Siedoo, Keprihatinan pada para petani tomat memunculkan ide bagi dua mahasiswa Universitas Jenderal Achmad Yani (Unjani) Kota Cimahi, Jawa Barat. Melihat petani tomat hampir 80 persen hasil panennya selalu membusuk, dua mahasiswa jurusan Sains dan Informatika ini berpikir untuk memanfaatkan tomat-tomat busuk tersebut.
Selain kepada petani tomat, mahasiswa tersebut yakni Muhammad Abidin dan Fitri Isni Apriliyany juga prihatin akan pencemaran akibat dari limbah batu baterai. Karena baterai mengandung zat kadmium yang bisa merusak sistem saraf dan mengakibatkan kelumpuhan dan ini memerlukan penanganan yang serius.
Berbekal keprihatinan tersebut akhirnya keduanya mempunyai ide untuk memanfaatkan limbah tomat dan baterai. Barang itu disulap untuk kembali dijadikan baterai yang diberi nama Bamat (Baterai Tomat).
Dilansir tribunnews.com, Abidin mengungkapkan, dirinya bersama Fitri memulai risetnya untuk membuat baterai yang lebih ramah lingkungan. Awalnya Abidin dan Fitri menggunakan belimbing wuluh, namun hasilnya tidak optimal baik dari faktor daya maupun ekonomis.
”Sebelum tomat, kami juga sempat mencari sayuran yang memiliki keasaman yang sama dengan belimbing wuluh. Kemudian kami melihat tumpukan tomat busuk di pasar,” ungkap Abidin.
Setelah mendapat tomat-tomat busuk itu, mereka lumatkan dengan menggunakan blender. Pasta tomat kemudian ditampung di dalam wadah dan diukur keasamannya. Hingga tingkat keasaman yang ditentukan didapatkan, pasta tomat kemudian dimasukkan ke dalam tabung baterai yang telah dibongkar.
Abidin mengatakan, proses trial dan error pembuatan Bamat memakan waktu sekitar dua bulan.
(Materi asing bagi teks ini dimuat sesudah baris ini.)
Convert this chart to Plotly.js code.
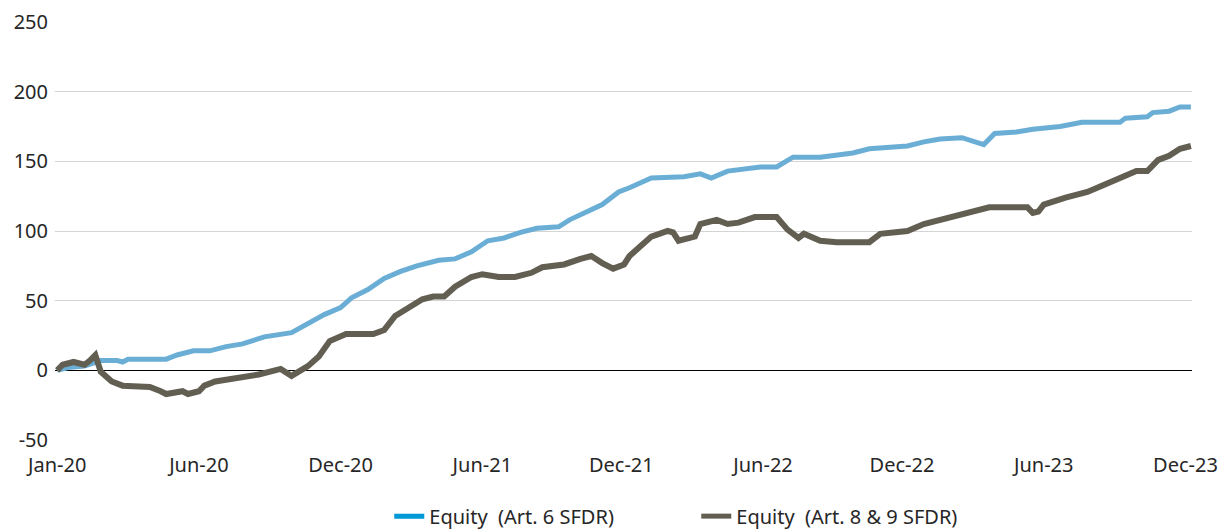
<!DOCTYPE html>
<html>
<head>
<meta charset="utf-8">
<script src="https://cdn.plot.ly/plotly-3.0.1.min.js"></script>
<style>html,body{margin:0;padding:0;background:#fff;}#chart{width:1220px;height:531px;}</style>
</head>
<body>
<div id="chart"></div>
<script>
// Week index (0 = start Jan-20, ~208 = end Dec-23) and values
const tickPositions = [0, 26, 52, 78, 103.5, 129.5, 155, 181, 207];
const tickLabels = ["Jan-20", "Jun-20", "Dec-20", "Jun-21", "Dec-21", "Jun-22", "Dec-22", "Jun-23", "Dec-23"];
const yTickValues = [-50, 0, 50, 100, 150, 200, 250];
const yTickLabels = ["-50", "0", "50", "100", "150", "200", "250"];

const art6Weeks = [0, 2, 5, 8, 11, 12, 13, 20, 22, 25, 28, 31, 34, 38, 43, 46, 49, 52, 54, 57, 60, 63, 66, 70, 73, 76, 79, 82, 85, 88, 92, 94, 97, 100, 103, 105, 109, 115, 118, 120, 123, 129, 132, 134, 135, 140, 146, 149, 153, 156, 159, 162, 166, 170, 172, 175, 176, 179, 184, 188, 195, 196, 200, 201, 204, 206, 208];
const art6Values = [0, 2, 3, 7, 7, 6, 8, 8, 11, 14, 14, 17, 19, 24, 27, 34, 40, 45, 52, 58, 66, 71, 75, 79, 80, 85, 93, 95, 99, 102, 103, 108, 114, 119, 128, 131, 138, 139, 141, 138, 143, 146, 146, 151, 153, 153, 156, 159, 160, 161, 164, 166, 167, 162, 170, 171, 171, 173, 175, 178, 178, 181, 182, 185, 186, 189, 189];

const art89Weeks = [0, 1, 3, 5, 6, 7, 8, 10, 12, 15, 17, 19, 20, 23, 24, 26, 27, 29, 32, 34, 37, 41, 43, 46, 48, 50, 53, 58, 60, 62, 64, 67, 69, 71, 73, 76, 78, 81, 84, 87, 89, 93, 96, 98, 100, 102, 104, 105, 107, 109, 112, 113, 114, 117, 118, 121, 123, 125, 128, 132, 134, 136, 137, 140, 143, 149, 151, 156, 159, 164, 167, 171, 178, 179, 180, 181, 185, 189, 192, 195, 198, 200, 202, 204, 206, 208];
const art89Values = [0, 4, 6, 4, 7, 11, -1, -8, -11, -12, -12, -15, -17, -15, -17, -15, -11, -8, -6, -5, -3, 1, -4, 3, 10, 21, 26, 26, 29, 39, 44, 51, 53, 53, 60, 67, 69, 67, 67, 70, 74, 76, 80, 82, 77, 73, 76, 82, 89, 96, 100, 99, 93, 96, 105, 108, 105, 106, 110, 110, 101, 95, 98, 93, 92, 92, 98, 100, 105, 110, 113, 117, 117, 113, 114, 119, 124, 128, 133, 138, 143, 143, 151, 154, 159, 161];

const seriesNames = ["Equity\u00a0 (Art. 6 SFDR)", "Equity\u00a0 (Art. 8 & 9 SFDR)"];

const FONT = "Noto Sans, Open Sans, sans-serif";
const TXT = "#262626";
const traces = [
  {x: art6Weeks, y: art6Values, type: "scatter", mode: "lines", showlegend: false,
   line: {color: "#6aaed6", width: 5}, hoverinfo: "skip"},
  {x: art89Weeks, y: art89Values, type: "scatter", mode: "lines", showlegend: false,
   line: {color: "#625f52", width: 6}, hoverinfo: "skip"},
  {x: [null], y: [null], type: "scatter", mode: "lines", name: seriesNames[0],
   line: {color: "#0099d8", width: 5}},
  {x: [null], y: [null], type: "scatter", mode: "lines", name: seriesNames[1],
   line: {color: "#625f52", width: 5}}
];

const layout = {
  width: 1220, height: 531,
  margin: {l: 55, r: 28, t: 22, b: 91, autoexpand: false},
  paper_bgcolor: "#ffffff", plot_bgcolor: "#ffffff",
  font: {family: FONT, size: 20, color: TXT},
  xaxis: {
    range: [-0.4, 208.2], tickmode: "array", tickvals: tickPositions, ticktext: tickLabels,
    showgrid: false, zeroline: false, showline: false, ticks: "", automargin: false,
    ticklabelstandoff: 11, ticklabeloverflow: "allow",
    tickfont: {family: FONT, size: 20, color: TXT}, fixedrange: true
  },
  yaxis: {
    range: [-50, 250], tickmode: "array", tickvals: yTickValues, ticktext: yTickLabels,
    automargin: false,
    showgrid: true, gridcolor: "#d4d4d4", gridwidth: 1,
    zeroline: true, zerolinecolor: "#000000", zerolinewidth: 1.5,
    showline: false, ticks: "", ticklabelstandoff: 6,
    tickfont: {family: FONT, size: 20, color: TXT}, fixedrange: true
  },
  legend: {
    orientation: "h", x: 0.564, xanchor: "center", yref: "container", y: 0.028, yanchor: "middle",
    font: {family: FONT, size: 20, color: TXT}, entrywidth: 262, entrywidthmode: "pixels",
    bgcolor: "rgba(0,0,0,0)"
  },
  showlegend: true
};

Plotly.newPlot("chart", traces, layout, {displayModeBar: false, staticPlot: true});
</script>
</body>
</html>
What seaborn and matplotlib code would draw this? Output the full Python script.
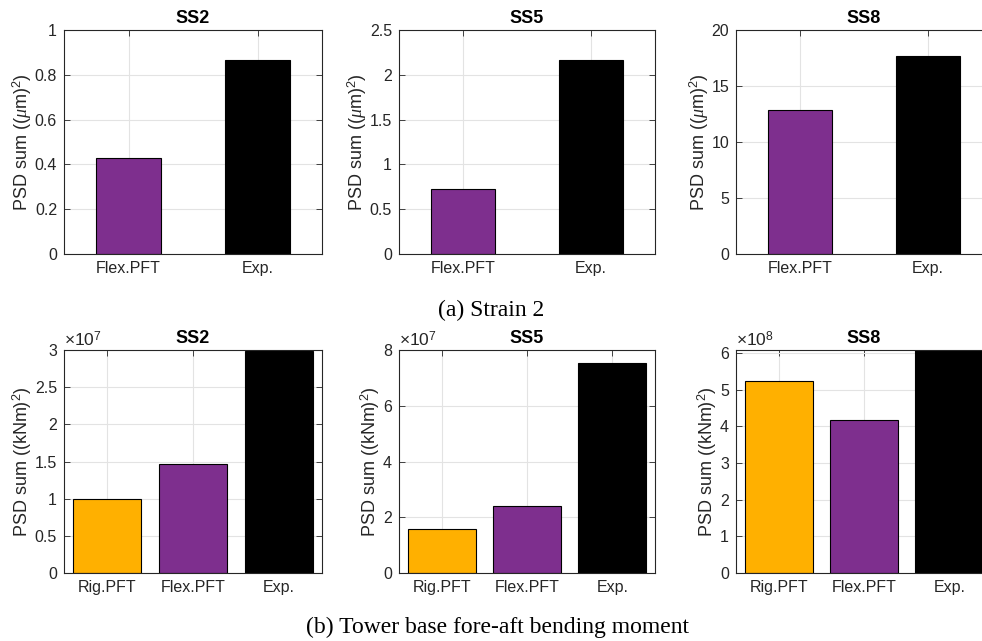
import matplotlib
matplotlib.use("Agg")
import matplotlib.pyplot as plt
import seaborn as sns
import pandas as pd
from matplotlib.ticker import FuncFormatter, MultipleLocator

sns.set_theme(style="white")
plt.rcParams['font.family'] = ['Liberation Sans', 'DejaVu Sans']
plt.rcParams['mathtext.fontset'] = 'custom'
plt.rcParams['mathtext.rm'] = 'Liberation Sans'
plt.rcParams['mathtext.it'] = 'Liberation Serif:italic'

# ---- data ----
titles = ["SS2", "SS5", "SS8"]

strain_cats = ["Flex.PFT", "Exp."]
strain_ss2 = [0.43, 0.865]
strain_ss5 = [0.73, 2.17]
strain_ss8 = [12.85, 17.65]

moment_cats = ["Rig.PFT", "Flex.PFT", "Exp."]
moment_ss2 = [0.99e7, 1.46e7, 2.98e7]
moment_ss5 = [1.58e7, 2.42e7, 7.52e7]
moment_ss8 = [5.23e8, 4.18e8, 6.4e8]

strain_ylims = [1.0, 2.5, 20]
strain_steps = [0.2, 0.5, 5]
moment_ylims = [3.0e7, 8.0e7, 6.08e8]
moment_steps = [0.5e7, 2e7, 1e8]
moment_exps = [7, 7, 8]

colors = {"Rig.PFT": "#FFB000", "Flex.PFT": "#7E2F8E", "Exp.": "#000000"}

strain_label = r"PSD sum (($\mu$m)$^2$)"
moment_label = r"PSD sum ((kNm)$^2$)"
caption_a = "(a) Strain 2"
caption_b = "(b) Tower base fore-aft bending moment"

W, H = 982, 641
fig = plt.figure(figsize=(W / 100, H / 100), dpi=100)

lefts = [64, 399, 736]
widths = [258, 256, 256]

def make_ax(left_px, top_px, bottom_px, width_px):
    return fig.add_axes([left_px / W, 1 - bottom_px / H, width_px / W, (bottom_px - top_px) / H])

def style(ax, cats, ymax, step, ylabel, title, exp=None):
    n = len(cats)
    ax.set_xlim(-0.5, n - 0.5)
    ax.set_ylim(0, ymax)
    ax.yaxis.set_major_locator(MultipleLocator(step))
    if exp is None:
        ax.yaxis.set_major_formatter(FuncFormatter(lambda v, p: f"{v:g}"))
    else:
        sc = 10 ** exp
        ax.yaxis.set_major_formatter(FuncFormatter(lambda v, p: f"{round(v / sc, 6):g}"))
        ax.text(0.0, 1.004, r"$\times$10$^{%d}$" % exp, transform=ax.transAxes,
                ha="left", va="bottom", fontsize=12.5, color="#262626")
    ax.set_xticks(range(n))
    ax.set_xticklabels(cats)
    ax.set_xlabel("")
    ax.set_ylabel(ylabel, fontsize=13, color="#262626", labelpad=0.5)
    ax.set_title(title, fontsize=13, fontweight="bold", color="black", pad=5)
    ax.grid(True, color="#e3e3e3", linewidth=0.8)
    ax.set_axisbelow(True)
    ax.tick_params(axis="both", which="major", direction="in", length=4, width=0.6,
                   top=True, right=True, bottom=True, left=True,
                   labelsize=11.5, colors="#262626", pad=5)
    for s in ax.spines.values():
        s.set_visible(True)
        s.set_color("#262626")
        s.set_linewidth(0.8)

strain_vals = [strain_ss2, strain_ss5, strain_ss8]
for i in range(3):
    ax = make_ax(lefts[i], 30, 254, widths[i])
    df = pd.DataFrame({"cat": strain_cats, "val": strain_vals[i]})
    sns.barplot(data=df, x="cat", y="val", hue="cat", palette=colors, width=0.5,
                edgecolor="black", linewidth=0.8, legend=False, ax=ax, saturation=1)
    style(ax, strain_cats, strain_ylims[i], strain_steps[i], strain_label, titles[i])

moment_vals = [moment_ss2, moment_ss5, moment_ss8]
for i in range(3):
    ax = make_ax(lefts[i], 350, 573, widths[i])
    df = pd.DataFrame({"cat": moment_cats, "val": moment_vals[i]})
    sns.barplot(data=df, x="cat", y="val", hue="cat", palette=colors, width=0.8,
                edgecolor="black", linewidth=0.8, legend=False, ax=ax, saturation=1)
    style(ax, moment_cats, moment_ylims[i], moment_steps[i], moment_label, titles[i],
          exp=moment_exps[i])

fig.text(491 / W, 1 - 310 / H, caption_a, ha="center", va="center",
         fontsize=17, family="Liberation Serif", color="black")
fig.text(498 / W, 1 - 627 / H, caption_b, ha="center", va="center",
         fontsize=17, family="Liberation Serif", color="black")

fig.savefig("out.png", dpi=100)
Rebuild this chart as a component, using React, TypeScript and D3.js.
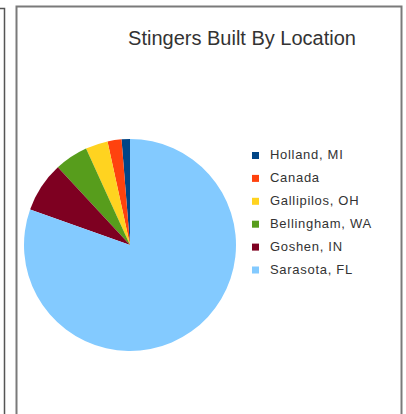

Ia pun telah melakukan uji coba baterai pada mesin dinamo. Mereka membuat konsep Bamat sebagai baterai yang bisa diisi ulang, sehingga tak dibuang sekali pakai dan kembali mencemari lingkungan.
“Bamat masih harus disempurnakan sebelum diproduksi massal. Sekarang masih dalam tahap penyempurnaan, kalau tegangannya standar 1,5 V, Bamat ini masih 1,25 Volt untuk baterai C,” kata Abidin dilansir jabarekspres.com.
Meski terbilang baru, namun Bamat buatan mereka telah mendapatkan penghargaan utama pada Himagro Incredible Festival yang digelar di Universitas Muhammadiyah Malang. Lomba tersebut berjenjang, mulai dari tahapan seleksi abstrak, seleksi full paper, dan tahap grand final hingga diumumkan sebagai pemenang pada akhir April 2019 lalu.
”Alhamdulillah produk kami bersaing dengan produk dari ITB, UGM dan universitas besar lainnya,” ucapnya.
Sementara itu, Anceu Murniati, pembimbing kedua mahasiswa tersebut mengatakan saat ini sudah ada salah satu mitra yang tertarik untuk mengembangkan Bamat. Namun pihaknya masih akan mengembangkan karya tersebut.
”Kami masih mencari komposisi yang stabil dan lainnya. Kami juga akan terus melakukan inovasi,” singkatnya. (*)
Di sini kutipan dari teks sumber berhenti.